The July 2006 financing agreement called for the shareholders to contribute funds on a prorata basis equal to their equity interest in Friedman’s.  In return, Friedman’s gave the shareholders an unsecured promissory note due no more than four years later, the opinion said.

Less than two years later, Friedman’s again filed for Chapter 11 protection, this time in the District of Delaware.

A group of shareholders subsequently filed general unsecured claims, saying the funds they provided were debt.  Friedman’s responded with an adversary complaint seeking to recharacterize the funds as equity.

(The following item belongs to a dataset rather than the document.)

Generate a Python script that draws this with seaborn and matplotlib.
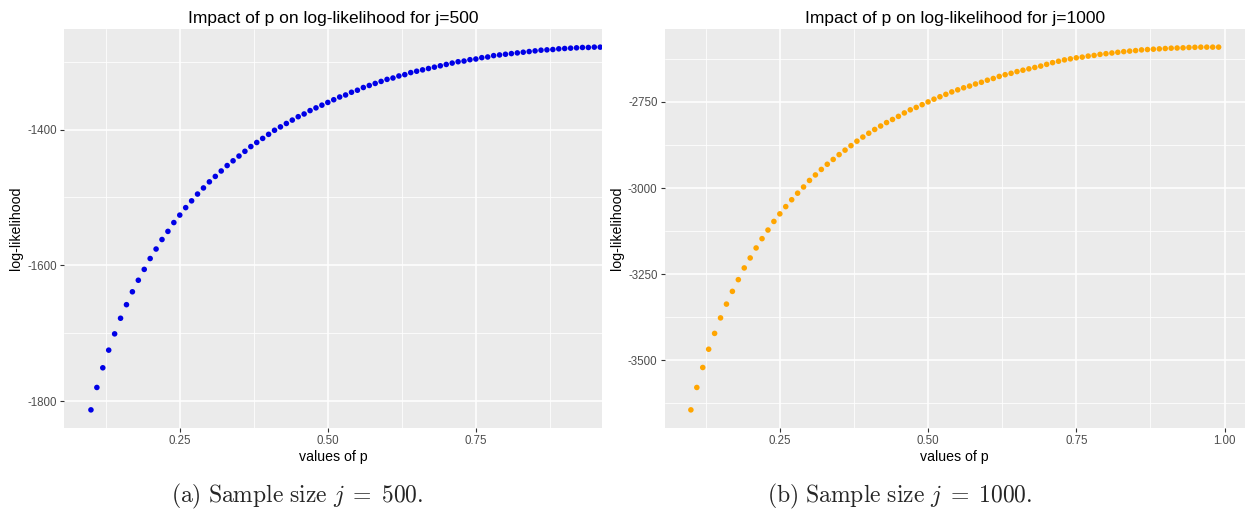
import numpy as np
import pandas as pd
import matplotlib
matplotlib.use("Agg")
import matplotlib.pyplot as plt
from matplotlib.ticker import MultipleLocator, FixedLocator
import seaborn as sns

# ---------------- data ----------------
p_500 = [round(0.10 + 0.01 * i, 2) for i in range(87)]  # 0.10 .. 0.96 (rest cropped)
ll_500 = [-1813, -1780, -1751, -1725, -1701, -1678, -1658, -1639, -1622, -1606,
          -1590, -1576, -1562, -1550, -1537, -1526, -1515, -1505, -1495, -1486,
          -1477, -1469, -1461, -1453, -1446, -1439, -1432, -1425, -1419, -1413,
          -1407, -1401, -1396, -1391, -1386, -1381, -1377, -1372, -1368, -1364,
          -1360, -1356, -1352, -1349, -1345, -1342, -1338, -1335, -1332, -1329,
          -1326, -1324, -1321, -1319, -1316, -1314, -1312, -1310, -1308, -1306,
          -1304, -1302, -1300, -1299, -1297, -1296, -1294, -1293, -1291, -1290,
          -1289, -1288, -1287, -1286, -1285, -1284, -1283, -1282.5, -1282, -1281,
          -1280.5, -1280, -1279.5, -1279, -1279, -1278.5, -1278.5]

p_1000 = [round(0.10 + 0.01 * i, 2) for i in range(90)]  # 0.10 .. 0.99
ll_1000 = [-3644, -3579, -3521, -3468, -3422, -3377, -3337, -3300, -3266, -3232,
           -3203, -3174, -3147, -3122, -3097, -3075, -3054, -3034, -3015, -2997,
           -2978, -2962, -2946, -2931, -2917, -2903, -2890, -2877, -2864, -2852,
           -2841, -2830, -2820, -2810, -2801, -2792, -2782, -2773, -2766, -2758,
           -2750, -2742, -2735, -2728, -2721, -2715, -2709, -2704, -2698, -2693,
           -2687, -2682, -2676, -2671, -2667, -2662, -2658, -2654, -2650, -2646,
           -2641, -2636, -2632, -2628, -2625, -2622, -2620, -2617, -2615, -2612,
           -2610, -2608, -2606, -2604, -2602.5, -2601, -2599, -2598, -2597, -2596,
           -2595, -2594, -2593.5, -2593, -2592, -2591.5, -2591, -2591, -2591, -2591]

x_ticks_500 = [0.25, 0.50, 0.75]
x_labels_500 = ["0.25", "0.50", "0.75"]
y_ticks_500 = [-1800, -1600, -1400]
x_ticks_1000 = [0.25, 0.50, 0.75, 1.00]
x_labels_1000 = ["0.25", "0.50", "0.75", "1.00"]
y_ticks_1000 = [-3500, -3250, -3000, -2750]

titles = ["Impact of p on log-likelihood for j=500",
          "Impact of p on log-likelihood for j=1000"]
captions = [r"$\mathrm{(a)\ Sample\ size\ }j\;=\;500\mathrm{.}$",
            r"$\mathrm{(b)\ Sample\ size\ }j\;=\;1000\mathrm{.}$"]

df500 = pd.DataFrame({"p": p_500, "ll": ll_500})
df1000 = pd.DataFrame({"p": p_1000, "ll": ll_1000})

# ---------------- style ----------------
sns.set_theme(style="darkgrid", rc={
    "axes.facecolor": "#EBEBEB",
    "grid.color": "white",
    "axes.edgecolor": "none",
})
plt.rcParams["font.family"] = ["Liberation Sans", "DejaVu Sans"]
plt.rcParams["mathtext.fontset"] = "cm"

fig = plt.figure(figsize=(12.55, 5.19), dpi=100)
fig.patch.set_facecolor("white")

ax1 = fig.add_axes([64 / 1255, 91 / 519, 538 / 1255, 399 / 519])
ax2 = fig.add_axes([664.5 / 1255, 91 / 519, 580.5 / 1255, 399 / 519])


def expand(vals, frac=0.05):
    lo, hi = min(vals), max(vals)
    d = (hi - lo) * frac
    return lo - d, hi + d


def style_ax(ax, xt, xl, yt, ymin_step, xlim, ylim, title):
    ax.set_xlim(*xlim)
    ax.set_ylim(*ylim)
    ax.xaxis.set_major_locator(FixedLocator(xt))
    ax.set_xticklabels(xl)
    ax.yaxis.set_major_locator(FixedLocator(yt))
    ax.set_yticklabels([str(v) for v in yt])
    ax.xaxis.set_minor_locator(MultipleLocator(0.125))
    ax.yaxis.set_minor_locator(MultipleLocator(ymin_step))
    ax.grid(which="major", color="white", linewidth=1.1)
    ax.grid(which="minor", color="white", linewidth=0.55)
    ax.set_axisbelow(True)
    ax.tick_params(which="major", length=3, width=0.8, color="#333333",
                   labelcolor="#4D4D4D", labelsize=8.3, pad=2,
                   bottom=True, left=True)
    ax.tick_params(which="minor", length=0)
    for s in ax.spines.values():
        s.set_visible(False)
    ax.set_xlabel("values of p", fontsize=10.2, color="black", labelpad=2)
    ax.set_ylabel("log-likelihood", fontsize=10.2, color="black", labelpad=3)
    ax.set_title(title, fontsize=12.5, color="black", pad=4)


sns.scatterplot(data=df500, x="p", y="ll", ax=ax1, color="#0000E6",
                s=16, linewidth=0, edgecolor="none")
sns.scatterplot(data=df1000, x="p", y="ll", ax=ax2, color="#FFA500",
                s=16, linewidth=0, edgecolor="none")

style_ax(ax1, x_ticks_500, x_labels_500, y_ticks_500, 100,
         (0.0545, 0.963), expand(ll_500), titles[0])
style_ax(ax2, x_ticks_1000, x_labels_1000, y_ticks_1000, 125,
         expand(p_1000), expand(ll_1000), titles[1])

fig.text(297 / 1255, 1 - 496 / 519, captions[0], fontsize=17,
         ha="center", va="center")
fig.text(900 / 1255, 1 - 496 / 519, captions[1], fontsize=17,
         ha="center", va="center")

fig.savefig("out.png", dpi=100, facecolor="white")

The shareholders asked Judge Sontchi to dismiss the complaint, saying the parties intended the funds to be a loan.

The judge disagreed, concluding under the plaintiff-friendly light of a pleading-stage motion to dismiss that Friedman’s had alleged facts sufficient to support a finding that the funds were equity.

Judge Sontchi reached this decision after citing the following allegations, all of which he said could weigh in favor of a finding that the funds were equity: 

- There was a pro rata contribution by the shareholders.

- Interest payments were deferred.

- The promised interest rate was below market.

- Interest was not paid when funds were available.

- The contributions were made on a subordinated unsecured basis. 

The judge noted the shareholders ultimately may prevail on the merits of their defense, saying certain other factors weigh in favor of characterizing the funds as debt.

In particular, Judge Sontchi said, the parties’ agreement identifies the funds as “unsecured subordinated loans.”

Nevertheless, he said that “while the defendants’ arguments may ultimately prevail regarding intent, at this stage of the proceedings … the plaintiff has alleged plausible facts that require a further evidentiary record.”

In re Friedman’s Inc., No. 08-10161; Friedman’s Liquidating Trust v. Goldman Sachs Credit Partners LP et al.; Adv. No. 09-51010, 2011 WL 2787241 (Bankr. D. Del. July 12, 2011).